◆ Exercise
Your task is to copy the listing exactly, with the pictures left out.

## START

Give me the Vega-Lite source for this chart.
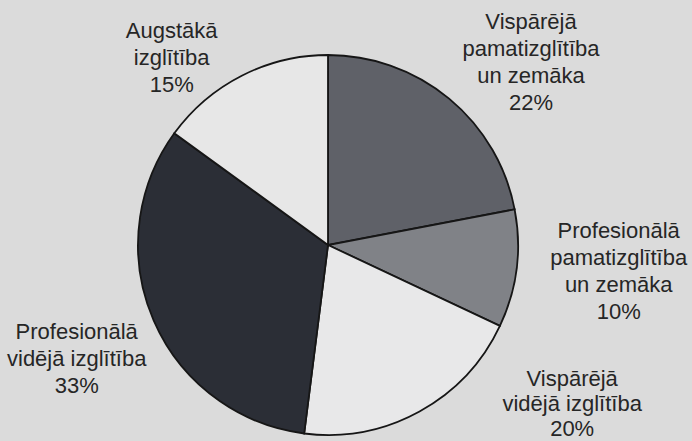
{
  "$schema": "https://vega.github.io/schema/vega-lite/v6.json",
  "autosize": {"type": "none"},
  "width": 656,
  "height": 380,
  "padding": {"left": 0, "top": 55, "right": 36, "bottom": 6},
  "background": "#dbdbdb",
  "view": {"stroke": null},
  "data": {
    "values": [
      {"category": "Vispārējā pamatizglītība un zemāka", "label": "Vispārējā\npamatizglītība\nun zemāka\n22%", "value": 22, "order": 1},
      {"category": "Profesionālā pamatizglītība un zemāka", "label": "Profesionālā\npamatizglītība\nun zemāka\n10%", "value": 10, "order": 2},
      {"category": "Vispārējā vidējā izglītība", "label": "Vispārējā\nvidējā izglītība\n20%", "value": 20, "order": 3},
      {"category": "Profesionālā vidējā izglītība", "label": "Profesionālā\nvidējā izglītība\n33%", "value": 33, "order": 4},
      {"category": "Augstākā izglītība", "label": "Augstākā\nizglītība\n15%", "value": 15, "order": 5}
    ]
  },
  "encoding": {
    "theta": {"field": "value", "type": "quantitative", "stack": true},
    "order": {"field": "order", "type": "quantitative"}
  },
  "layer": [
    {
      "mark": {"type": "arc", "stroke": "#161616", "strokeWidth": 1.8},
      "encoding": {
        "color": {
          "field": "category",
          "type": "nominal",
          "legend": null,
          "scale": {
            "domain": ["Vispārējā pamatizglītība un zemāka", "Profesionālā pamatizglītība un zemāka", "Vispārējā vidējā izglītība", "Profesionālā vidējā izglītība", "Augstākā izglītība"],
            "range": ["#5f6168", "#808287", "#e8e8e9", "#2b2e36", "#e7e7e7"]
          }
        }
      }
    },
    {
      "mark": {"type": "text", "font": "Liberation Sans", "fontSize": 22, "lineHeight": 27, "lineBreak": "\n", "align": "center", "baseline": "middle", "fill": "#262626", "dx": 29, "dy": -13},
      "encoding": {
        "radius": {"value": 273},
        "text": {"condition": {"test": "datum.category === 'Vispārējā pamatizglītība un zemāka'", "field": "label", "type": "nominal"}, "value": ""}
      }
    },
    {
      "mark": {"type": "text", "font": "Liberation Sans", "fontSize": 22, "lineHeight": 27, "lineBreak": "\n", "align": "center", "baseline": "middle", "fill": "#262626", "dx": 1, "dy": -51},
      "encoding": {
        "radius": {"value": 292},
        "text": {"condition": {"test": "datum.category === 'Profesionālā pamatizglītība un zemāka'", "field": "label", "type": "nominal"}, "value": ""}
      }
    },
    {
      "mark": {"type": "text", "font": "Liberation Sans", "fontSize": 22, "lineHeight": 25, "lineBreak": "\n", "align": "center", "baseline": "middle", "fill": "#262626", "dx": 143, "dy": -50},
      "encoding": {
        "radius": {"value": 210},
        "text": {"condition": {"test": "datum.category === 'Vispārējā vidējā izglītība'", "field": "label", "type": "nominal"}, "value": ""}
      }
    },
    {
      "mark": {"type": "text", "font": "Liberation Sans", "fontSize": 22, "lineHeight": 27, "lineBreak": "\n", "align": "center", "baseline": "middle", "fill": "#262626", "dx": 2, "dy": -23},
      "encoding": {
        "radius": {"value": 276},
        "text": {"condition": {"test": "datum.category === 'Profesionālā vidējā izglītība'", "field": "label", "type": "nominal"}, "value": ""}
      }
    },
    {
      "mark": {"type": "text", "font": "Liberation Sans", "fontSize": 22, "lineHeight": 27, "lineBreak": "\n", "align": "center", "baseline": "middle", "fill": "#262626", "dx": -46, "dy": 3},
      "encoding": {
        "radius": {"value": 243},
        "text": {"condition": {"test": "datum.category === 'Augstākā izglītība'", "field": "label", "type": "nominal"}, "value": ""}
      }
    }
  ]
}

## END

◆ Task response
Give me the Vega-Lite source for this chart.
{
  "$schema": "https://vega.github.io/schema/vega-lite/v6.json",
  "autosize": {"type": "none"},
  "width": 656,
  "height": 380,
  "padding": {"left": 0, "top": 55, "right": 36, "bottom": 6},
  "background": "#dbdbdb",
  "view": {"stroke": null},
  "data": {
    "values": [
      {"category": "Vispārējā pamatizglītība un zemāka", "label": "Vispārējā\npamatizglītība\nun zemāka\n22%", "value": 22, "order": 1},
      {"category": "Profesionālā pamatizglītība un zemāka", "label": "Profesionālā\npamatizglītība\nun zemāka\n10%", "value": 10, "order": 2},
      {"category": "Vispārējā vidējā izglītība", "label": "Vispārējā\nvidējā izglītība\n20%", "value": 20, "order": 3},
      {"category": "Profesionālā vidējā izglītība", "label": "Profesionālā\nvidējā izglītība\n33%", "value": 33, "order": 4},
      {"category": "Augstākā izglītība", "label": "Augstākā\nizglītība\n15%", "value": 15, "order": 5}
    ]
  },
  "encoding": {
    "theta": {"field": "value", "type": "quantitative", "stack": true},
    "order": {"field": "order", "type": "quantitative"}
  },
  "layer": [
    {
      "mark": {"type": "arc", "stroke": "#161616", "strokeWidth": 1.8},
      "encoding": {
        "color": {
          "field": "category",
          "type": "nominal",
          "legend": null,
          "scale": {
            "domain": ["Vispārējā pamatizglītība un zemāka", "Profesionālā pamatizglītība un zemāka", "Vispārējā vidējā izglītība", "Profesionālā vidējā izglītība", "Augstākā izglītība"],
            "range": ["#5f6168", "#808287", "#e8e8e9", "#2b2e36", "#e7e7e7"]
          }
        }
      }
    },
    {
      "mark": {"type": "text", "font": "Liberation Sans", "fontSize": 22, "lineHeight": 27, "lineBreak": "\n", "align": "center", "baseline": "middle", "fill": "#262626", "dx": 29, "dy": -13},
      "encoding": {
        "radius": {"value": 273},
        "text": {"condition": {"test": "datum.category === 'Vispārējā pamatizglītība un zemāka'", "field": "label", "type": "nominal"}, "value": ""}
      }
    },
    {
      "mark": {"type": "text", "font": "Liberation Sans", "fontSize": 22, "lineHeight": 27, "lineBreak": "\n", "align": "center", "baseline": "middle", "fill": "#262626", "dx": 1, "dy": -51},
      "encoding": {
        "radius": {"value": 292},
        "text": {"condition": {"test": "datum.category === 'Profesionālā pamatizglītība un zemāka'", "field": "label", "type": "nominal"}, "value": ""}
      }
    },
    {
      "mark": {"type": "text", "font": "Liberation Sans", "fontSize": 22, "lineHeight": 25, "lineBreak": "\n", "align": "center", "baseline": "middle", "fill": "#262626", "dx": 143, "dy": -50},
      "encoding": {
        "radius": {"value": 210},
        "text": {"condition": {"test": "datum.category === 'Vispārējā vidējā izglītība'", "field": "label", "type": "nominal"}, "value": ""}
      }
    },
    {
      "mark": {"type": "text", "font": "Liberation Sans", "fontSize": 22, "lineHeight": 27, "lineBreak": "\n", "align": "center", "baseline": "middle", "fill": "#262626", "dx": 2, "dy": -23},
      "encoding": {
        "radius": {"value": 276},
        "text": {"condition": {"test": "datum.category === 'Profesionālā vidējā izglītība'", "field": "label", "type": "nominal"}, "value": ""}
      }
    },
    {
      "mark": {"type": "text", "font": "Liberation Sans", "fontSize": 22, "lineHeight": 27, "lineBreak": "\n", "align": "center", "baseline": "middle", "fill": "#262626", "dx": -46, "dy": 3},
      "encoding": {
        "radius": {"value": 243},
        "text": {"condition": {"test": "datum.category === 'Augstākā izglītība'", "field": "label", "type": "nominal"}, "value": ""}
      }
    }
  ]
}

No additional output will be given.